Task objective:
Retype nothing but the lines from the start of the material up to and including the line with "const mktLabelAt = [3, 36, 64, 90]". Pictures don't belong in the copy.

Given information:
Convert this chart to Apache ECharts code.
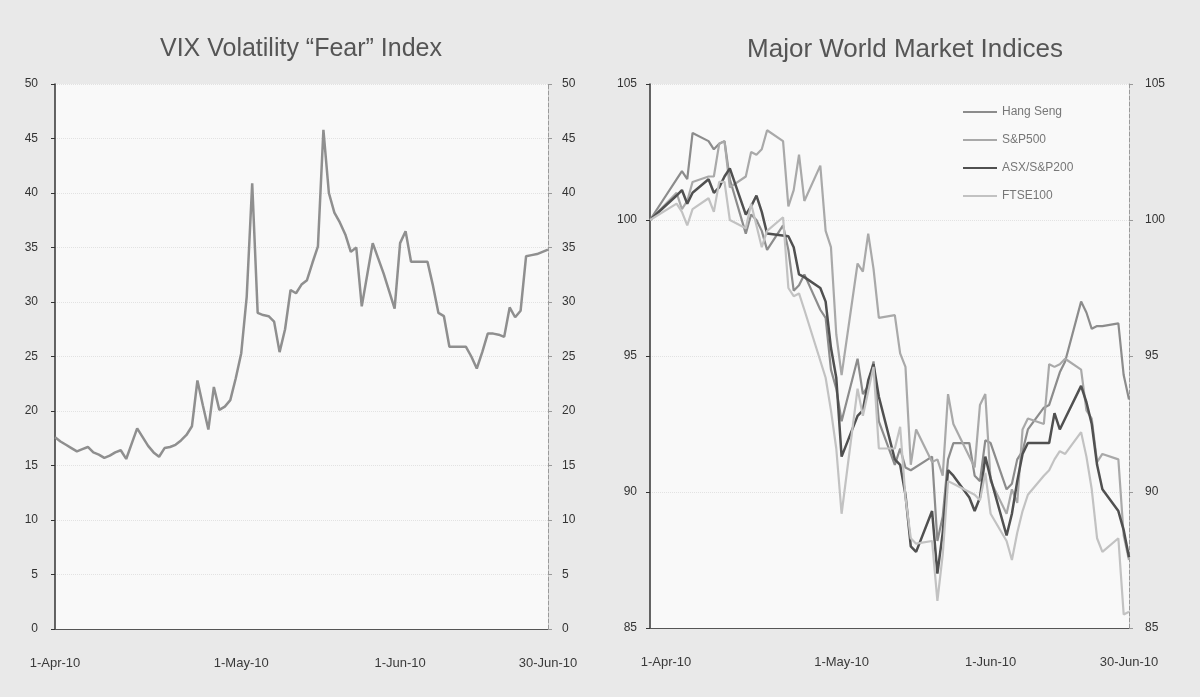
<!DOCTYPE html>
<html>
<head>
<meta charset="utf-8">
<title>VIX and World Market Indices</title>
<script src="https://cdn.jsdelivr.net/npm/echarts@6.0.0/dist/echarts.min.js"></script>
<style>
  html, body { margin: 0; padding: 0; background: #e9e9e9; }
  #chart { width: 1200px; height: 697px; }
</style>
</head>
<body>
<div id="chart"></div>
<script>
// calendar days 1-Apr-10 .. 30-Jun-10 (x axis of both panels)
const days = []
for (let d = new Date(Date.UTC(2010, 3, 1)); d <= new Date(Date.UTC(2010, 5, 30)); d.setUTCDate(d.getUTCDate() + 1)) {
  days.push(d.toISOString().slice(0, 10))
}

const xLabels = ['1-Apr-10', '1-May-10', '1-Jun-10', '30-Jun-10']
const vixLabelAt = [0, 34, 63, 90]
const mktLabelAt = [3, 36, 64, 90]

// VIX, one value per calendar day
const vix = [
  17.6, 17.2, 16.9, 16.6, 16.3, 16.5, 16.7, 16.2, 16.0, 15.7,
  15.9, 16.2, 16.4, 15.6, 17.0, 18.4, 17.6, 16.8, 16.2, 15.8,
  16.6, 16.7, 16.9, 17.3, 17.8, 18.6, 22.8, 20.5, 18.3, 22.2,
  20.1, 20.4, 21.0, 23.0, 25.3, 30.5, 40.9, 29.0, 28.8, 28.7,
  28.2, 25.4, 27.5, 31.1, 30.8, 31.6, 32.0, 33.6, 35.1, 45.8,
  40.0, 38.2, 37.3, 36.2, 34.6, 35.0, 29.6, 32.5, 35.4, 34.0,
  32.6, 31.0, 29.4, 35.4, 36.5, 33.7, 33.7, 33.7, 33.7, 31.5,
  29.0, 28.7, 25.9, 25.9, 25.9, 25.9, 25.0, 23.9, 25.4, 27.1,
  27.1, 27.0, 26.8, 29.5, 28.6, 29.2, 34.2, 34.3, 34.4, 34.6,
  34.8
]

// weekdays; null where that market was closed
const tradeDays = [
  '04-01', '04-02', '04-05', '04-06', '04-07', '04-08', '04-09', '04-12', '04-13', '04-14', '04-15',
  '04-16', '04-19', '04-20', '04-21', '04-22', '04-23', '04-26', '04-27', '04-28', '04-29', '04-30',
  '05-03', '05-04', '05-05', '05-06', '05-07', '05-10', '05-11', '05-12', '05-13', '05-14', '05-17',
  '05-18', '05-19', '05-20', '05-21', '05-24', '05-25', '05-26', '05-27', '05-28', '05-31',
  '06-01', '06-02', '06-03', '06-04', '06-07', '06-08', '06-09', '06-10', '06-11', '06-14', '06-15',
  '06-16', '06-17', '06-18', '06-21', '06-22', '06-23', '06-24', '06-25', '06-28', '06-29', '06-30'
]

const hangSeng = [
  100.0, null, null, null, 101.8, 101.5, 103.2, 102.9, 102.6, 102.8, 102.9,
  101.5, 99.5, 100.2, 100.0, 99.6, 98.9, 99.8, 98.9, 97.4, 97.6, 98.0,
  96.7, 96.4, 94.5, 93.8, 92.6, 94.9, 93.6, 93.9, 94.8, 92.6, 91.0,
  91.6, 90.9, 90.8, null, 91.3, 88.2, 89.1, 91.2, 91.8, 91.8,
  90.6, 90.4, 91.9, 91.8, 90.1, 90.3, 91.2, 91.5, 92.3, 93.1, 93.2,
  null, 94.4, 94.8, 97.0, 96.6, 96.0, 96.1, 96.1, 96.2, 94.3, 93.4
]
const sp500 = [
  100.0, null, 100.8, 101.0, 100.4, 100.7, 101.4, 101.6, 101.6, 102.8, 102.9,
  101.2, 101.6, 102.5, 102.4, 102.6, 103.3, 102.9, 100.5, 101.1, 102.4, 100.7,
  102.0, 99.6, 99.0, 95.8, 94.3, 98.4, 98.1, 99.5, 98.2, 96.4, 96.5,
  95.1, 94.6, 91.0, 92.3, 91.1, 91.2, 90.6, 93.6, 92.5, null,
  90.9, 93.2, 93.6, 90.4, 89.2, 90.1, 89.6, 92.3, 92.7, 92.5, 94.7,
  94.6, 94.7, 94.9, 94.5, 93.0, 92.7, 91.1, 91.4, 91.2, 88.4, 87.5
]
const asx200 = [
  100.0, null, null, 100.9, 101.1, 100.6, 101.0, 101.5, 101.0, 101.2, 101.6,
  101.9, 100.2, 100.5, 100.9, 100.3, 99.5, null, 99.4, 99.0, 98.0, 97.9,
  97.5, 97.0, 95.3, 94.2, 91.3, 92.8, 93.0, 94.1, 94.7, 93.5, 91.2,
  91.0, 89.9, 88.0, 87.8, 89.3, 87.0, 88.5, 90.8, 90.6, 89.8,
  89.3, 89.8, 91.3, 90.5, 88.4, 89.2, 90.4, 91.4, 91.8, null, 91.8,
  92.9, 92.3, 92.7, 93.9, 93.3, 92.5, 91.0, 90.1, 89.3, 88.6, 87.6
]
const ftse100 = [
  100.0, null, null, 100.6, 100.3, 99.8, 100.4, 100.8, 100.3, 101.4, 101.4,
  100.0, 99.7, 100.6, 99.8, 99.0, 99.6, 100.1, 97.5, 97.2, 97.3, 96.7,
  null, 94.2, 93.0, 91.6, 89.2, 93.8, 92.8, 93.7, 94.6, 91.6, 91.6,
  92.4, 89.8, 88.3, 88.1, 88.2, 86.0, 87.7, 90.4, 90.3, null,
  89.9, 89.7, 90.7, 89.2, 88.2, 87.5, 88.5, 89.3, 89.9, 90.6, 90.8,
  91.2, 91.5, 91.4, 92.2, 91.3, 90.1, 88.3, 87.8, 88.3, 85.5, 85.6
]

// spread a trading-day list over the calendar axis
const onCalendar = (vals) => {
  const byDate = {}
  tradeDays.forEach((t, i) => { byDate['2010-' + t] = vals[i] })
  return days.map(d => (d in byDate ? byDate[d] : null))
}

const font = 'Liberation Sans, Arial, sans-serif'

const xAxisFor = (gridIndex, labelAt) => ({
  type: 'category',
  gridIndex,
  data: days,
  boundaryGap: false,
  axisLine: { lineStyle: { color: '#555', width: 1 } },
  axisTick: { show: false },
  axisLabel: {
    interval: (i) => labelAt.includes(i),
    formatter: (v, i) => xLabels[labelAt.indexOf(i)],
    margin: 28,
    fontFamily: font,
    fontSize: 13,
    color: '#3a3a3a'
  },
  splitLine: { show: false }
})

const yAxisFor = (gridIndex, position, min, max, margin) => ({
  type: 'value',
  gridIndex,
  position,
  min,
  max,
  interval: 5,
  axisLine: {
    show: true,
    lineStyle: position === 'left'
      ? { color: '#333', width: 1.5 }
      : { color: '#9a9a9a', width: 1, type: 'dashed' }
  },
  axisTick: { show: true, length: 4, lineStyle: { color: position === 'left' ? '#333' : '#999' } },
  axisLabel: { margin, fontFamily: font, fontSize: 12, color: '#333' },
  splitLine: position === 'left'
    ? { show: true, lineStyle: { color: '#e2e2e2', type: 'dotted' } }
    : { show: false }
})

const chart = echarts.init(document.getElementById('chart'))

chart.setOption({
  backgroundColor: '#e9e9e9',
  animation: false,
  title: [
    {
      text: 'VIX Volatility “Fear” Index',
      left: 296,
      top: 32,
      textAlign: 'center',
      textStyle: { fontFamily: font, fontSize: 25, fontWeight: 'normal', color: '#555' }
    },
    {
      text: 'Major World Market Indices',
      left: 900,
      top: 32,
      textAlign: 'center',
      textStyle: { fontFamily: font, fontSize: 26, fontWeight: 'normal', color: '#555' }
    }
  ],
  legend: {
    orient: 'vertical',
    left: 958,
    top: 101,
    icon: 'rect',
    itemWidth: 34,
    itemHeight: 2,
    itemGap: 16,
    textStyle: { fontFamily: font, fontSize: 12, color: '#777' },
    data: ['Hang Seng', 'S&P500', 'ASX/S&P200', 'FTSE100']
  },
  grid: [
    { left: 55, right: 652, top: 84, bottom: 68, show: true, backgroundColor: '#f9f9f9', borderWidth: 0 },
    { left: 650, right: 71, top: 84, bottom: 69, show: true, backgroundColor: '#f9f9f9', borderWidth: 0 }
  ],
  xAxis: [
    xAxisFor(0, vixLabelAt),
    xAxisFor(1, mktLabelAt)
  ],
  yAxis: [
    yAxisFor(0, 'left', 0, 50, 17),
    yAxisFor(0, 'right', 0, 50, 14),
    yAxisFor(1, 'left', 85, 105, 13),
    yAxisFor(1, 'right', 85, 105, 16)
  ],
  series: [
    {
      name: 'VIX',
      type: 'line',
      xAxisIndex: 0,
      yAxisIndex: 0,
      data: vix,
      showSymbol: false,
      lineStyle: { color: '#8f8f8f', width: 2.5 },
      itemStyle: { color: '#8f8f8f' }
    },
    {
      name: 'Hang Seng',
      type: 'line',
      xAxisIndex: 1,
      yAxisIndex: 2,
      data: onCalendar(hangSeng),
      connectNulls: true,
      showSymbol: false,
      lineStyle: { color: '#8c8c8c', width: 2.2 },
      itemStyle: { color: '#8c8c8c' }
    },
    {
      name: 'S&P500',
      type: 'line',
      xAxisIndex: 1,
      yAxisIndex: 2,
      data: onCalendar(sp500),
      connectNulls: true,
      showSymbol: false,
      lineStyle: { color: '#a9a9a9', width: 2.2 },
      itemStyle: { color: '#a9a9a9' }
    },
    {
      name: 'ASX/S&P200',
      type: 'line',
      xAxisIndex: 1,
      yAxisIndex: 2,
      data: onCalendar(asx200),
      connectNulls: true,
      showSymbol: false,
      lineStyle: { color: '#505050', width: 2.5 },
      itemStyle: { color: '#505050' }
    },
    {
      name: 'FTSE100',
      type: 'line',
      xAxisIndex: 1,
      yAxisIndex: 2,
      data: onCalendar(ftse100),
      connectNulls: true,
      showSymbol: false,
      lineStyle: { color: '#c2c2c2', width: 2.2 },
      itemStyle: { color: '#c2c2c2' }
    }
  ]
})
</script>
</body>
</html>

Correct response:
Convert this chart to Apache ECharts code.
<!DOCTYPE html>
<html>
<head>
<meta charset="utf-8">
<title>VIX and World Market Indices</title>
<script src="https://cdn.jsdelivr.net/npm/echarts@6.0.0/dist/echarts.min.js"></script>
<style>
  html, body { margin: 0; padding: 0; background: #e9e9e9; }
  #chart { width: 1200px; height: 697px; }
</style>
</head>
<body>
<div id="chart"></div>
<script>
// calendar days 1-Apr-10 .. 30-Jun-10 (x axis of both panels)
const days = []
for (let d = new Date(Date.UTC(2010, 3, 1)); d <= new Date(Date.UTC(2010, 5, 30)); d.setUTCDate(d.getUTCDate() + 1)) {
  days.push(d.toISOString().slice(0, 10))
}

const xLabels = ['1-Apr-10', '1-May-10', '1-Jun-10', '30-Jun-10']
const vixLabelAt = [0, 34, 63, 90]
const mktLabelAt = [3, 36, 64, 90]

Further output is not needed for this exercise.